DIRECTIVE:
Output the full listing below exactly, without the pictures.

━━━ SUPPLIED MATERIAL ━━━

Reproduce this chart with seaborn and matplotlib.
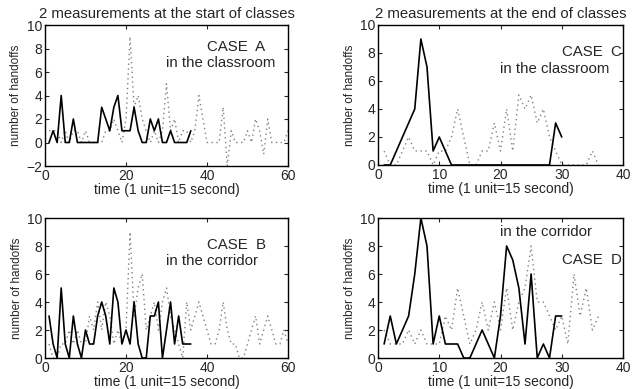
import numpy as np
import pandas as pd
import seaborn as sns
import matplotlib.pyplot as plt

# case A: start of classes, classroom
a_solid = [0, 1, 0, 4, 0, 0, 2, 0, 0, 0, 0, 0, 0, 3, 2, 1, 3, 4, 1, 1, 1, 3, 1, 0, 0, 2, 1, 2, 0, 0,
           1, 0, 0, 0, 0, 1]
a_dotted = [1, 1, 1, 0, 1, 0, 1, 1, 0, 1, 0, 0, 0, 0, 1, 1, 2, 1, 0, 2, 9, 3, 4, 2, 1, 0, 1, 0, 1, 5,
            1, 2, 0, 1, 1, 0, 1, 4, 2, 0, 0, 0, 0, 3, -2, 1, 0, 0, 0, 1, 0, 2, 1, -1, 2, 0, 0, 0, 0, 1]
# case B: start of classes, corridor
b_solid = [3, 1, 0, 5, 1, 0, 3, 1, 0, 2, 1, 1, 3, 4, 3, 1, 5, 4, 1, 2, 1, 4, 1, 0, 0, 3, 3, 4, 0, 2,
           4, 1, 3, 1, 1, 1]
b_dotted = [1, 0, 0, 1, 1, 2, 1, 2, 1, 1, 3, 2, 4, 2, 4, 3, 1, 2, 1, 2, 9, 3, 5, 6, 2, 3, 4, 2, 4, 5,
            3, 2, 1, 0, 4, 2, 3, 4, 3, 2, 1, 1, 2, 4, 2, 1, 1, 0, 0, 1, 2, 3, 1, 2, 3, 2, 1, 1, 2, 1]
# case C: end of classes, classroom
c_solid = [0, 0, 1, 2, 3, 4, 9, 7, 1, 2, 1, 0, 0, 0, 0, 0, 0, 0, 0, 0, 0, 0, 0, 0, 0, 0, 0, 0, 3, 2]
c_dotted = [1, 0, 0, 1, 2, 1, 1, 1, 0, 1, 1, 2, 4, 2, 0, 0, 1, 1, 3, 1, 4, 1, 5, 4, 5, 3, 4, 2, 1, 0,
            0, 0, 0, 0, 1, 0]
# case D: end of classes, corridor
d_solid = [1, 3, 1, 2, 3, 6, 10, 8, 1, 3, 1, 1, 1, 0, 0, 1, 2, 1, 0, 3, 8, 7, 5, 1, 6, 0, 1, 0, 3, 3]
d_dotted = [2, 1, 1, 1, 2, 1, 2, 1, 1, 1, 3, 2, 5, 3, 1, 2, 4, 2, 4, 2, 5, 2, 4, 5, 8, 4, 4, 3, 2, 3,
            1, 6, 3, 5, 2, 3]

font = ['Liberation Sans', 'DejaVu Sans']

sns.set_style('ticks')
plt.rcParams['font.family'] = font
plt.rcParams['xtick.direction'] = 'in'
plt.rcParams['ytick.direction'] = 'in'

fig = plt.figure(figsize=(6.32, 3.89), dpi=100)
W, H = 632, 389


def make_ax(left, top, right, bottom):
    return fig.add_axes([left / W, 1 - bottom / H, (right - left) / W, (bottom - top) / H])


panels = [
    # solid, dotted, box, xlim, ylim, title, texts
    (a_solid, a_dotted, (45, 25, 288, 166), 60, (-2, 10), '2 measurements at the start of classes',
     [(40, 8.15, 'CASE  A'), (30, 6.8, 'in the classroom')]),
    (c_solid, c_dotted, (378, 25, 623, 165), 40, (0, 10), '2 measurements at the end of classes',
     [(30, 8.1, 'CASE  C'), (20, 6.85, 'in the classroom')]),
    (b_solid, b_dotted, (45, 218, 288, 358), 60, (0, 10), None,
     [(40, 8.1, 'CASE  B'), (30, 6.9, 'in the corridor')]),
    (d_solid, d_dotted, (378, 218, 623, 358), 40, (0, 10), None,
     [(20, 9, 'in the corridor'), (30, 7, 'CASE  D')]),
]

for solid, dotted, box, xmax, ylim, title, texts in panels:
    ax = make_ax(*box)
    sns.lineplot(x=np.arange(1, len(dotted) + 1), y=dotted, ax=ax, color='0.5',
                 linestyle=(0, (1, 2.5)), linewidth=1.0)
    sns.lineplot(x=np.arange(1, len(solid) + 1), y=solid, ax=ax, color='black', linewidth=1.2)
    ax.set_xlim(0, xmax)
    ax.set_ylim(*ylim)
    ax.set_xticks(np.arange(0, xmax + 1, 20 if xmax == 60 else 10))
    ax.set_yticks(np.arange(ylim[0], ylim[1] + 1, 2))
    ax.tick_params(top=True, right=True, length=3, width=0.8, labelsize=10, pad=2)
    for s in ax.spines.values():
        s.set_visible(True)
        s.set_linewidth(1.0)
        s.set_color('black')
    ax.set_xlabel('time (1 unit=15 second)', fontsize=10, labelpad=0.5)
    ax.set_ylabel('number of handoffs', fontsize=8.5, labelpad=3)
    if title:
        ax.set_title(title, fontsize=10.7, pad=5)
    for tx, ty, s in texts:
        ax.text(tx, ty, s, fontsize=10.8, ha='left', va='center', clip_on=True)

fig.savefig('out.png', dpi=100)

━━━

RESULT OF THE EXERCISE:
Reproduce this chart with seaborn and matplotlib.
import numpy as np
import pandas as pd
import seaborn as sns
import matplotlib.pyplot as plt

# case A: start of classes, classroom
a_solid = [0, 1, 0, 4, 0, 0, 2, 0, 0, 0, 0, 0, 0, 3, 2, 1, 3, 4, 1, 1, 1, 3, 1, 0, 0, 2, 1, 2, 0, 0,
           1, 0, 0, 0, 0, 1]
a_dotted = [1, 1, 1, 0, 1, 0, 1, 1, 0, 1, 0, 0, 0, 0, 1, 1, 2, 1, 0, 2, 9, 3, 4, 2, 1, 0, 1, 0, 1, 5,
            1, 2, 0, 1, 1, 0, 1, 4, 2, 0, 0, 0, 0, 3, -2, 1, 0, 0, 0, 1, 0, 2, 1, -1, 2, 0, 0, 0, 0, 1]
# case B: start of classes, corridor
b_solid = [3, 1, 0, 5, 1, 0, 3, 1, 0, 2, 1, 1, 3, 4, 3, 1, 5, 4, 1, 2, 1, 4, 1, 0, 0, 3, 3, 4, 0, 2,
           4, 1, 3, 1, 1, 1]
b_dotted = [1, 0, 0, 1, 1, 2, 1, 2, 1, 1, 3, 2, 4, 2, 4, 3, 1, 2, 1, 2, 9, 3, 5, 6, 2, 3, 4, 2, 4, 5,
            3, 2, 1, 0, 4, 2, 3, 4, 3, 2, 1, 1, 2, 4, 2, 1, 1, 0, 0, 1, 2, 3, 1, 2, 3, 2, 1, 1, 2, 1]
# case C: end of classes, classroom
c_solid = [0, 0, 1, 2, 3, 4, 9, 7, 1, 2, 1, 0, 0, 0, 0, 0, 0, 0, 0, 0, 0, 0, 0, 0, 0, 0, 0, 0, 3, 2]
c_dotted = [1, 0, 0, 1, 2, 1, 1, 1, 0, 1, 1, 2, 4, 2, 0, 0, 1, 1, 3, 1, 4, 1, 5, 4, 5, 3, 4, 2, 1, 0,
            0, 0, 0, 0, 1, 0]
# case D: end of classes, corridor
d_solid = [1, 3, 1, 2, 3, 6, 10, 8, 1, 3, 1, 1, 1, 0, 0, 1, 2, 1, 0, 3, 8, 7, 5, 1, 6, 0, 1, 0, 3, 3]
d_dotted = [2, 1, 1, 1, 2, 1, 2, 1, 1, 1, 3, 2, 5, 3, 1, 2, 4, 2, 4, 2, 5, 2, 4, 5, 8, 4, 4, 3, 2, 3,
            1, 6, 3, 5, 2, 3]

font = ['Liberation Sans', 'DejaVu Sans']

sns.set_style('ticks')
plt.rcParams['font.family'] = font
plt.rcParams['xtick.direction'] = 'in'
plt.rcParams['ytick.direction'] = 'in'

fig = plt.figure(figsize=(6.32, 3.89), dpi=100)
W, H = 632, 389


def make_ax(left, top, right, bottom):
    return fig.add_axes([left / W, 1 - bottom / H, (right - left) / W, (bottom - top) / H])


panels = [
    # solid, dotted, box, xlim, ylim, title, texts
    (a_solid, a_dotted, (45, 25, 288, 166), 60, (-2, 10), '2 measurements at the start of classes',
     [(40, 8.15, 'CASE  A'), (30, 6.8, 'in the classroom')]),
    (c_solid, c_dotted, (378, 25, 623, 165), 40, (0, 10), '2 measurements at the end of classes',
     [(30, 8.1, 'CASE  C'), (20, 6.85, 'in the classroom')]),
    (b_solid, b_dotted, (45, 218, 288, 358), 60, (0, 10), None,
     [(40, 8.1, 'CASE  B'), (30, 6.9, 'in the corridor')]),
    (d_solid, d_dotted, (378, 218, 623, 358), 40, (0, 10), None,
     [(20, 9, 'in the corridor'), (30, 7, 'CASE  D')]),
]

for solid, dotted, box, xmax, ylim, title, texts in panels:
    ax = make_ax(*box)
    sns.lineplot(x=np.arange(1, len(dotted) + 1), y=dotted, ax=ax, color='0.5',
                 linestyle=(0, (1, 2.5)), linewidth=1.0)
    sns.lineplot(x=np.arange(1, len(solid) + 1), y=solid, ax=ax, color='black', linewidth=1.2)
    ax.set_xlim(0, xmax)
    ax.set_ylim(*ylim)
    ax.set_xticks(np.arange(0, xmax + 1, 20 if xmax == 60 else 10))
    ax.set_yticks(np.arange(ylim[0], ylim[1] + 1, 2))
    ax.tick_params(top=True, right=True, length=3, width=0.8, labelsize=10, pad=2)
    for s in ax.spines.values():
        s.set_visible(True)
        s.set_linewidth(1.0)
        s.set_color('black')
    ax.set_xlabel('time (1 unit=15 second)', fontsize=10, labelpad=0.5)
    ax.set_ylabel('number of handoffs', fontsize=8.5, labelpad=3)
    if title:
        ax.set_title(title, fontsize=10.7, pad=5)
    for tx, ty, s in texts:
        ax.text(tx, ty, s, fontsize=10.8, ha='left', va='center', clip_on=True)

fig.savefig('out.png', dpi=100)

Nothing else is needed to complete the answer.